IRS Guidance on Non-Real Estate Operating Businesses

Published by Michael Novogradac on Wednesday, June 8, 2011 - 12:00am

The recent IRS NMTC notices regarding NMTC investing in non-real estate operating businesses are thought provoking exercises that will have limited short-term impact, but may yield significant longer term benefits.  The notices have two key parts.  First, theyPROPOSE a change to the reinvestment rules for investments in non-real estate operating businesses.  Second, they REQUEST COMMENTS on other ways to increase the level of NMTC investment in non-real estate operating businesses.  Let’s start with the PROPOSED rule, and then move to the REQUEST FOR COMMENTS.

Proposed Rule

Simply put, the proposed rule would allow those CDEs who make investments in non-real estate operating businesses to reinvest any repayments in Certified CDFIs.  Such repayments would need to be reinvested with a Certified CDFI within 30 days and there does not appear to be any NMTC related limits on the use of the money by the Certified CDFIs.  However this reinvestment option is limited.  Only a rising portion of investment repayments can be so reinvested, specifically, 0% of the underlying qualified equity investment (QEI) in Year 1; 15% in Year 2, 30% in Year 3, 50% in Year 4; and 85% percent in Years 5 and 6. This rule would not be effective until adopted as either temporary or final regulations, which appears to be 6+ months away.

Who would this help?

This proposal would help CDEs who want to provide amortizing 5 to 7 year financing to non-real estate operating businesses.  Such financing would be helpful, for example, to non-real estate operating businesses seeking longer lived equipment financing. 

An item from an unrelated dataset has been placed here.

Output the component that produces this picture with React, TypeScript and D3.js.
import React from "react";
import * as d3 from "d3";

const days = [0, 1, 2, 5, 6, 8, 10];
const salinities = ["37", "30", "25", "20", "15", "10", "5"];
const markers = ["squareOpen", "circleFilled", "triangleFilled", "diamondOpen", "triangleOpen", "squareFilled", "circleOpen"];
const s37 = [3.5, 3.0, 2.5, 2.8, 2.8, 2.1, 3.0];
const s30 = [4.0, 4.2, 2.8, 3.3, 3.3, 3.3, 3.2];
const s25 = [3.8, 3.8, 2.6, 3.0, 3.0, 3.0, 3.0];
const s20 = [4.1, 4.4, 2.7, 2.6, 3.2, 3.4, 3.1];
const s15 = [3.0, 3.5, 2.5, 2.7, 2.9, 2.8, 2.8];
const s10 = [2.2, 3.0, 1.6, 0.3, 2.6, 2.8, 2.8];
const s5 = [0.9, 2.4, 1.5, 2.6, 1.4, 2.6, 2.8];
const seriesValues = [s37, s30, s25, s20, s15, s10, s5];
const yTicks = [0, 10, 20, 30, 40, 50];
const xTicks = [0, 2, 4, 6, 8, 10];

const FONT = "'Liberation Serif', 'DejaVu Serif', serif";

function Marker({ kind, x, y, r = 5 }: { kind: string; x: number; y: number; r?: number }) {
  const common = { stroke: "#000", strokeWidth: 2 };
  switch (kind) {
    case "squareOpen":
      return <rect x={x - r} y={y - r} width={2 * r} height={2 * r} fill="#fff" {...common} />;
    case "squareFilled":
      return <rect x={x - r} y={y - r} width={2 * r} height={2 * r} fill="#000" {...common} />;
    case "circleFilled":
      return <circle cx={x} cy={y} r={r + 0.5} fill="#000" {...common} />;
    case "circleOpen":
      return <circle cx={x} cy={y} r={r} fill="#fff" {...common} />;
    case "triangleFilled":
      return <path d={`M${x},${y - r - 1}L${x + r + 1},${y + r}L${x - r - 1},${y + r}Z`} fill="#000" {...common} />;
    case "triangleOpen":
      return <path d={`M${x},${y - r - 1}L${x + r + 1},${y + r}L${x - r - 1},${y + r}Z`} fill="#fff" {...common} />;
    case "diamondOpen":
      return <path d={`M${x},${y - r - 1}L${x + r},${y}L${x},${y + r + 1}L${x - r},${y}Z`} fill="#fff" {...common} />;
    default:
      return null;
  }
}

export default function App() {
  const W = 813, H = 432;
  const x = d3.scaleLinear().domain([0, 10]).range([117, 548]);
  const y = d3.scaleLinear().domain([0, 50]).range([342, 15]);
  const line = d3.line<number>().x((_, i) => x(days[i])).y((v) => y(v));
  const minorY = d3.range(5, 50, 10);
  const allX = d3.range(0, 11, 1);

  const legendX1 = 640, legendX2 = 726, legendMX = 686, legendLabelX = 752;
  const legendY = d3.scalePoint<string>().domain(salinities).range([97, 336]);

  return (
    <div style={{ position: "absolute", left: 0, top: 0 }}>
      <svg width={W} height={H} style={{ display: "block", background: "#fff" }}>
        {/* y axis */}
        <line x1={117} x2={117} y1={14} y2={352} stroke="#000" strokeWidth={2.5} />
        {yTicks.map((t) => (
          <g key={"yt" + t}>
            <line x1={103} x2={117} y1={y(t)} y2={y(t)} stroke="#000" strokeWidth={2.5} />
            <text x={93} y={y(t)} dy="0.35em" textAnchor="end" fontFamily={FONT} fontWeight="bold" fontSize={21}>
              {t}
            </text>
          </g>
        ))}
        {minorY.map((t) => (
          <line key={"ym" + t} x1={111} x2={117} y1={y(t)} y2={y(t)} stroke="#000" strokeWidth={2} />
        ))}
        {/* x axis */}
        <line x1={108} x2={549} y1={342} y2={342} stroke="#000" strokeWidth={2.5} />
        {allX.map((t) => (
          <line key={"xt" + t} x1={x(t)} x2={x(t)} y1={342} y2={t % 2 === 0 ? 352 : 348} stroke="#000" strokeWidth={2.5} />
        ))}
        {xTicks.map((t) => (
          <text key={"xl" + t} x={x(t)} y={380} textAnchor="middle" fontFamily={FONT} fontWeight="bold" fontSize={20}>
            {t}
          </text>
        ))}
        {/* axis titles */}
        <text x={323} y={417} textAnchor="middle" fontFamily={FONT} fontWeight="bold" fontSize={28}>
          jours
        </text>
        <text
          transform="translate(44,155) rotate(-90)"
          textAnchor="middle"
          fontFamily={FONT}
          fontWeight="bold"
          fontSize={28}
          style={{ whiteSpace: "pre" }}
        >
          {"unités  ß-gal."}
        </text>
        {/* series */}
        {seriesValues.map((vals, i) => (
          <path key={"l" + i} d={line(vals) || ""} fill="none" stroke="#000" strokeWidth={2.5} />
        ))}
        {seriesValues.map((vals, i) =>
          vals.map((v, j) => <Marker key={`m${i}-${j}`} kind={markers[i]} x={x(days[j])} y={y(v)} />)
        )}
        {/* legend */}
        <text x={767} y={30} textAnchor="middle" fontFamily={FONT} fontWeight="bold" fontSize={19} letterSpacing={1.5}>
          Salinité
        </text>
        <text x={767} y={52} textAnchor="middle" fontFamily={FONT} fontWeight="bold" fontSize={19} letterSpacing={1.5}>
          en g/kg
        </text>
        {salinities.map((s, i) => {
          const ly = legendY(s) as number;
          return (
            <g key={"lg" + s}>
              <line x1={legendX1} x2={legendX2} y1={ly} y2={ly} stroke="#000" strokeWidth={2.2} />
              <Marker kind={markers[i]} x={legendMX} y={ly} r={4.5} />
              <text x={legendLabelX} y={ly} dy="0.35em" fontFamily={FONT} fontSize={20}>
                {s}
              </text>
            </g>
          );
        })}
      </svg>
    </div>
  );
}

This proposal would also help Certified CDFIs as it would provide them a source of rolling financing, as they would be the recipients of the reinvested non-real estate operating business repayments.

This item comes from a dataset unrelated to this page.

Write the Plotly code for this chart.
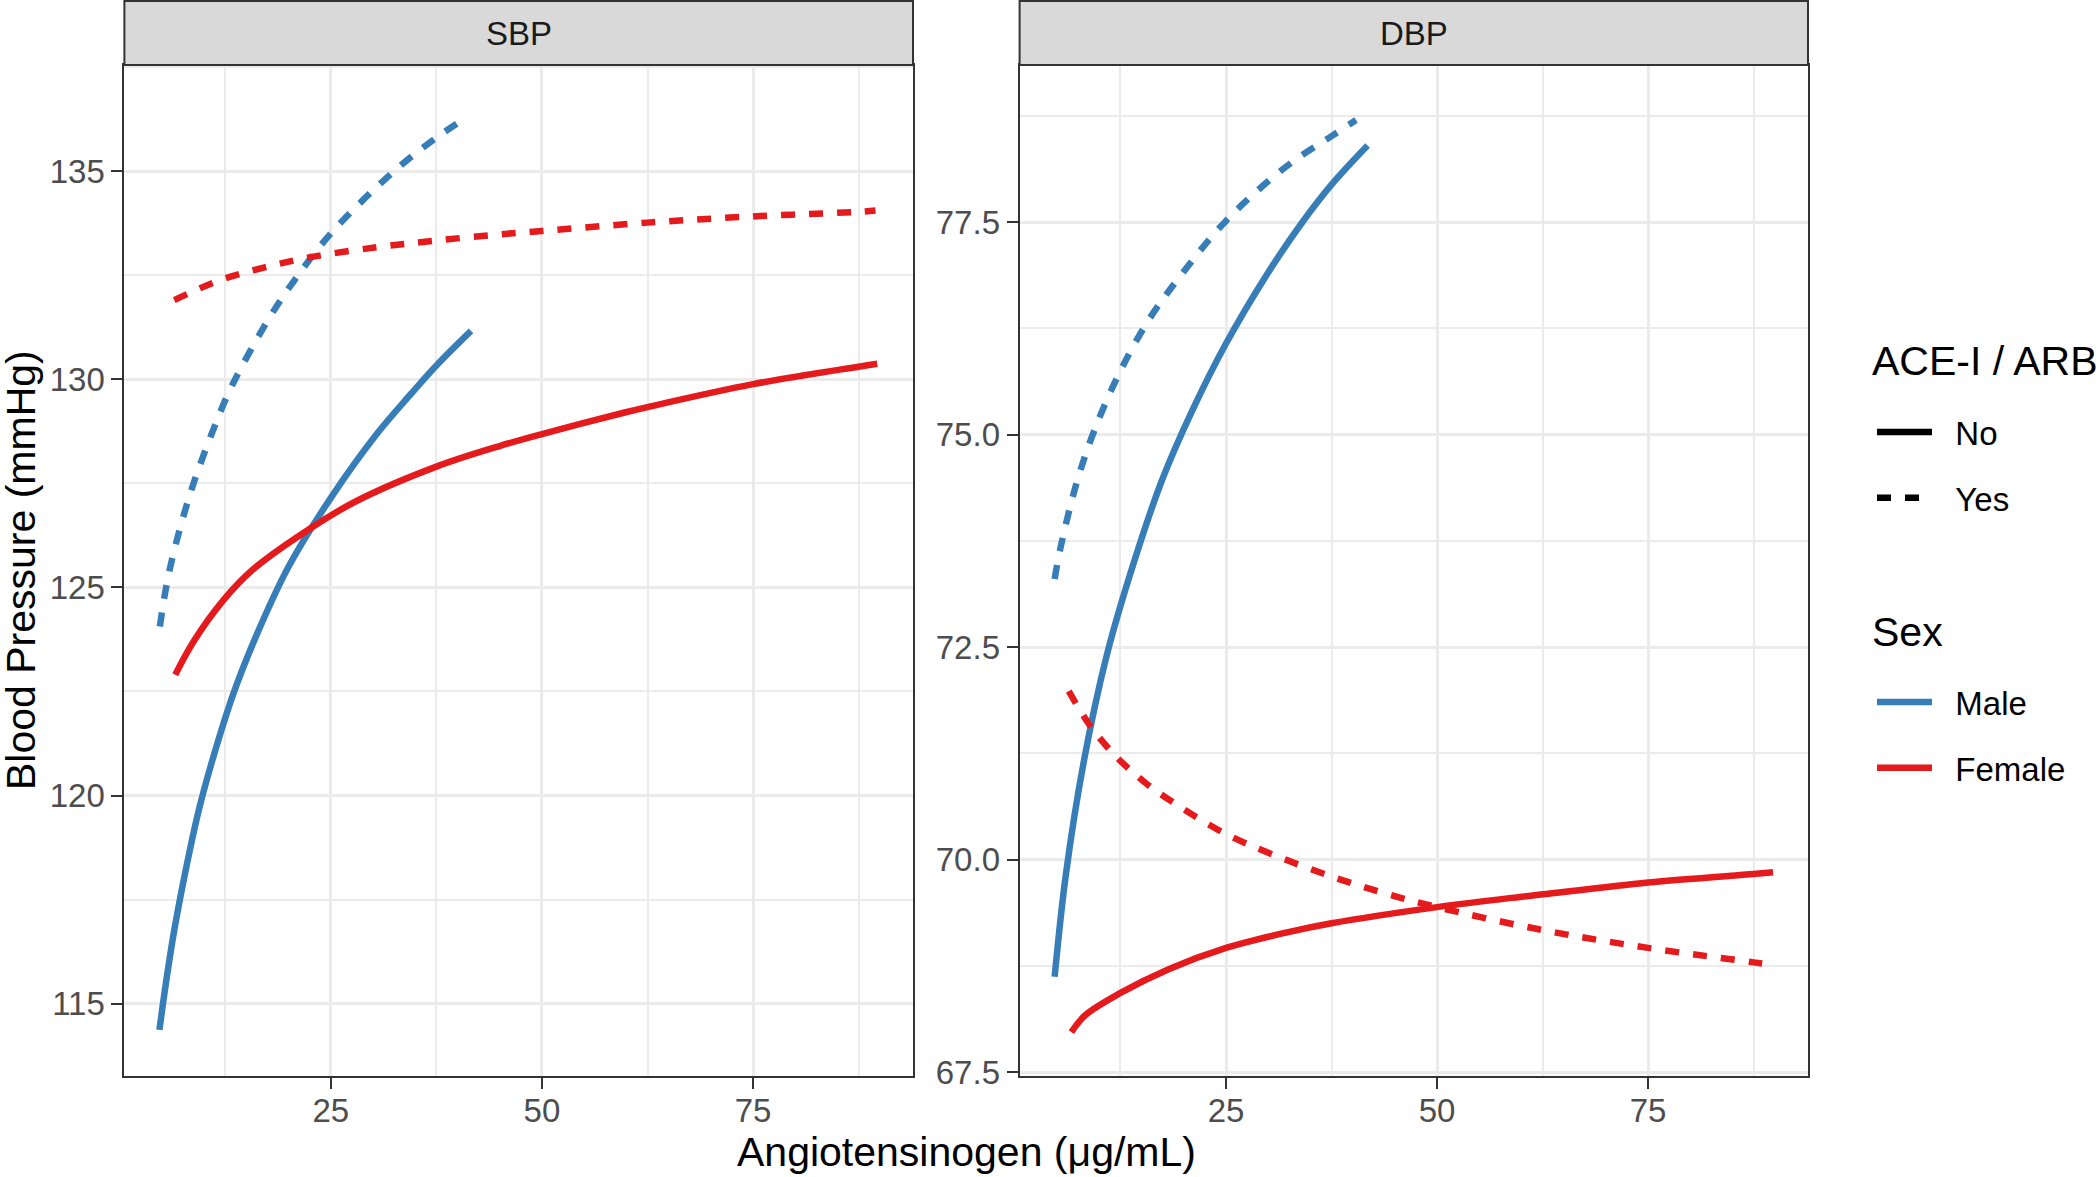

Some questions that still need to be addressed, and for which the IRS is requesting comment, include whether other entities, who are not Certified CDFIs, should be eligible recipients of the reinvestment proceeds, and how such a rule would apply to QEIs already made at the time the rule become effective.

Request for Comments

The second part of the recent IRS notices solicit specific comments on whether lessening substantiation requirements in certain structures would facilitate more investments in non-real estate operating businesses.  The notices also have open ended requests for ideas. 

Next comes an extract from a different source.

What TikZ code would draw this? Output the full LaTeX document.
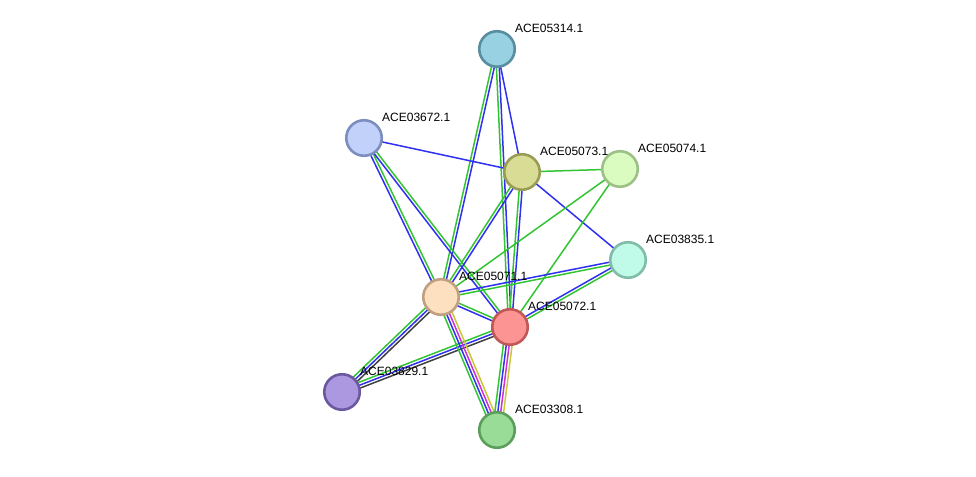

Regarding substantiation, the notices suggest that substantiation rules governing investments would be simplified in cases where a CDE invests in another CDE and the second CDE uses the new markets tax credit proceeds to make smaller-sized loans (for example, less than $250,000) to non-real estate businesses.  The second CDE would need to demonstrate that, at the time of initial investment in the non-real estate business, the non-real estate business receiving the new markets tax credit proceeds met some basic qualifying requirements (for example, the business is in a low-income community).  The Treasury Department and the IRS are asking taxpayers to submit comments as to whether this change would facilitate greater new markets tax credit investment in non-real estate businesses.  They also ask:

  • How should the cap work?
  • What are the minimum substantiation requirements?
  • What other limitations should apply?

The IRS also asks, in the notices, more broadly, what non-statutory requirements can be revised to encourage CDEs to make equity investments in non-real estate businesses?  And if consideration is given to potential changes to the reasonable expectations test, then what modifications would be most effective in encouraging equity investments in non-real estate businesses, while still preserving the purpose of the existing limitations on thereasonable expectations test.

Where do we go from here?

From here, I expect the broader NMTC community to focus on the specific ideas in the notices and to also expand the discussion to other areas.  The NMTC Working Group, for one, will provide detailed comments on the matter and will present its comments at the IRS public hearing in September.